* **Do this**
Extract only the first line of the listing and every line after it up to and including the one with "a_counts = [85000, 70000]". Omit the pictures.
· · ·
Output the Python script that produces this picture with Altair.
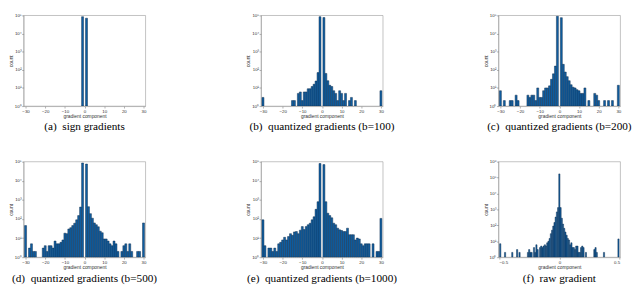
import altair as alt
import pandas as pd

# ---------------- data ----------------
a_bins = [-1, 1]
a_counts = [85000, 70000]

b_bins = [-30, -15, -14, -12, -11, -10, -9, -8, -7, -6, -5, -4, -3, -2, -1,
          1, 2, 3, 4, 5, 6, 7, 8, 9, 10, 11, 12, 14, 15, 17, 30]
b_counts = [3, 2, 2, 5, 6, 2, 6, 6, 9, 9, 12, 16, 24, 70, 85000,
            76000, 63, 25, 14, 12, 7, 5, 2, 7, 5, 2, 5, 2, 3, 2, 7]

c_bins = [-30, -28, -25, -24, -22, -21, -16, -15, -14, -13, -12, -11, -10, -9, -8,
          -7, -6, -5, -4, -3, -2, -1,
          1, 2, 3, 4, 5, 6, 7, 8, 9, 10, 11, 12, 13, 15, 18, 19, 20, 23, 25, 27, 30]
c_counts = [7, 2, 2, 2, 4, 2, 4, 3, 4, 4, 2, 10, 3, 3, 7,
            10, 10, 13, 30, 60, 160, 90000,
            75000, 200, 75, 42, 25, 15, 11, 10, 8, 7, 5, 5, 10, 2, 5, 4, 2, 2, 2, 2, 14]

d_bins = [-30, -28, -27, -26, -25, -21, -20, -19, -18, -17, -16, -15, -14, -13, -12,
          -11, -10, -9, -8, -7, -6, -5, -4, -3, -2, -1,
          1, 2, 3, 4, 5, 6, 7, 8, 9, 10, 11, 12, 13, 14, 15, 16, 17, 19, 20,
          21, 22, 23, 24, 27, 28, 30]
d_counts = [45, 3, 5, 2, 2, 3, 4, 2, 4, 4, 3, 7, 5, 5, 6,
            8, 18, 17, 30, 35, 45, 60, 90, 150, 420, 85000,
            75000, 440, 190, 110, 62, 50, 39, 23, 19, 9, 9, 7, 5, 4, 7, 5, 2, 2, 4,
            5, 2, 5, 2, 2, 2, 62]

e_bins = [-30, -29, -27, -26, -25, -24, -23, -22, -21, -20, -19, -18, -17, -16, -15,
          -14, -13, -12, -11, -10, -9, -8, -7, -6, -5, -4, -3, -2, -1,
          1, 2, 3, 4, 5, 6, 7, 8, 9, 10, 11, 12, 13, 14, 15, 16, 17, 18, 19, 20,
          21, 22, 23, 24, 26, 28, 29, 30]
e_counts = [90, 4, 3, 3, 2, 3, 2, 5, 6, 8, 11, 8, 12, 17, 14,
            21, 22, 17, 26, 40, 28, 40, 50, 60, 90, 130, 320, 800, 80000,
            70000, 800, 200, 150, 115, 60, 50, 33, 27, 25, 22, 22, 33, 15, 15, 15, 8, 10, 9, 5,
            4, 5, 5, 5, 5, 2, 2, 107]

f_bins = [-0.49, -0.45, -0.39, -0.35, -0.33, -0.26, -0.25, -0.24, -0.23, -0.21, -0.20,
          -0.19, -0.18, -0.16, -0.15, -0.14, -0.13, -0.12, -0.11, -0.10, -0.09, -0.08,
          -0.07, -0.06, -0.05, -0.04, -0.03, -0.02, -0.01, 0.0, 0.01, 0.02, 0.03, 0.04,
          0.05, 0.06, 0.07, 0.08, 0.09, 0.10, 0.11, 0.12, 0.13, 0.14, 0.15, 0.16, 0.17,
          0.18, 0.19, 0.20, 0.22, 0.29, 0.30, 0.31, 0.37, 0.49]
f_counts = [7, 2, 2, 3, 2, 2, 3, 2, 2, 4, 2,
            6, 3, 4, 5, 4, 5, 6, 5, 8, 10, 15,
            30, 50, 90, 150, 330, 700, 1300, 170000, 1300, 280, 120, 65,
            38, 24, 15, 12, 6, 8, 4, 4, 3, 5, 5, 2, 2,
            4, 5, 4, 2, 3, 4, 2, 2, 14]

captions = [
    "(a)\u00a0 sign gradients",
    "(b)\u00a0 quantized gradients (b=100)",
    "(c)\u00a0 quantized gradients (b=200)",
    "(d)\u00a0 quantized gradients (b=500)",
    "(e)\u00a0 quantized gradients (b=1000)",
    "(f)\u00a0 raw gradient",
]

int_ticks = [-30, -20, -10, 0, 10, 20, 30]
raw_ticks = [-0.5, 0, 0.5]

FILL = "#0f5fa3"
EDGE = "#12304f"
SUP = "['\u2070','\u00b9','\u00b2','\u00b3','\u2074','\u2075','\u2076']"


def panel(bins, counts, caption, binw, xdom, xticks, ymax_exp, h, xfmt):
    df = pd.DataFrame({"v": bins, "c": counts})
    yt = [10 ** k for k in range(0, ymax_exp + 1)]
    return (
        alt.Chart(df)
        .transform_calculate(x0=f"datum.v - {binw / 2}", x1=f"datum.v + {binw / 2}")
        .mark_rect(fill=FILL, stroke=EDGE, strokeWidth=0.5, clip=True)
        .encode(
            x=alt.X("x0:Q",
                    scale=alt.Scale(domain=xdom, nice=False, zero=False),
                    axis=alt.Axis(values=xticks, title="gradient component", format=xfmt)),
            x2="x1:Q",
            y=alt.Y("c:Q",
                    scale=alt.Scale(type="log", domain=[1, 10 ** ymax_exp], nice=False),
                    axis=alt.Axis(values=yt, title="count",
                                  labelExpr=f"'10' + {SUP}[round(log(datum.value)/LN10)]")),
            y2=alt.datum(1),
        )
        .properties(
            width=125, height=h,
            title=alt.TitleParams(caption, orient="bottom", anchor="middle",
                                  font="Liberation Serif", fontSize=11.5,
                                  fontWeight="normal", color="black", offset=3),
        )
    )


top_h = 93
bot_h = 98
pa = panel(a_bins, a_counts, captions[0], 1, [-31, 31], int_ticks, 5, top_h, "d")
pb = panel(b_bins, b_counts, captions[1], 1, [-31, 31], int_ticks, 5, top_h, "d")
pc = panel(c_bins, c_counts, captions[2], 1, [-31, 31], int_ticks, 5, top_h, "d")
pd_ = panel(d_bins, d_counts, captions[3], 1, [-31, 31], int_ticks, 5, bot_h, "d")
pe = panel(e_bins, e_counts, captions[4], 1, [-31, 31], int_ticks, 5, bot_h, "d")
pf = panel(f_bins, f_counts, captions[5], 0.01, [-0.505, 0.505], raw_ticks, 6, bot_h, "g")

chart = (
    alt.concat(pa, pb, pc, pd_, pe, pf, columns=3,
               spacing={"row": 57, "column": 118.5}, bounds="flush")
    .properties(padding=0, background="white")
    .configure_view(stroke="#9a9a9a", strokeWidth=0.6)
    .configure_axis(
        labelFont="Liberation Sans", labelFontSize=4.5, labelColor="#333333",
        titleFont="Liberation Sans", titleFontSize=5, titleFontWeight="normal",
        titleColor="#333333", tickSize=2, tickColor="#666666", tickWidth=0.5,
        domainColor="#9a9a9a", domainWidth=0.6, labelPadding=0.5, titlePadding=1,
        grid=False,
    )
)

chart.save("out.html", embed_options={"renderer": "svg", "actions": False})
· · ·
* **Answer to the exercise**
Output the Python script that produces this picture with Altair.
import altair as alt
import pandas as pd

# ---------------- data ----------------
a_bins = [-1, 1]
a_counts = [85000, 70000]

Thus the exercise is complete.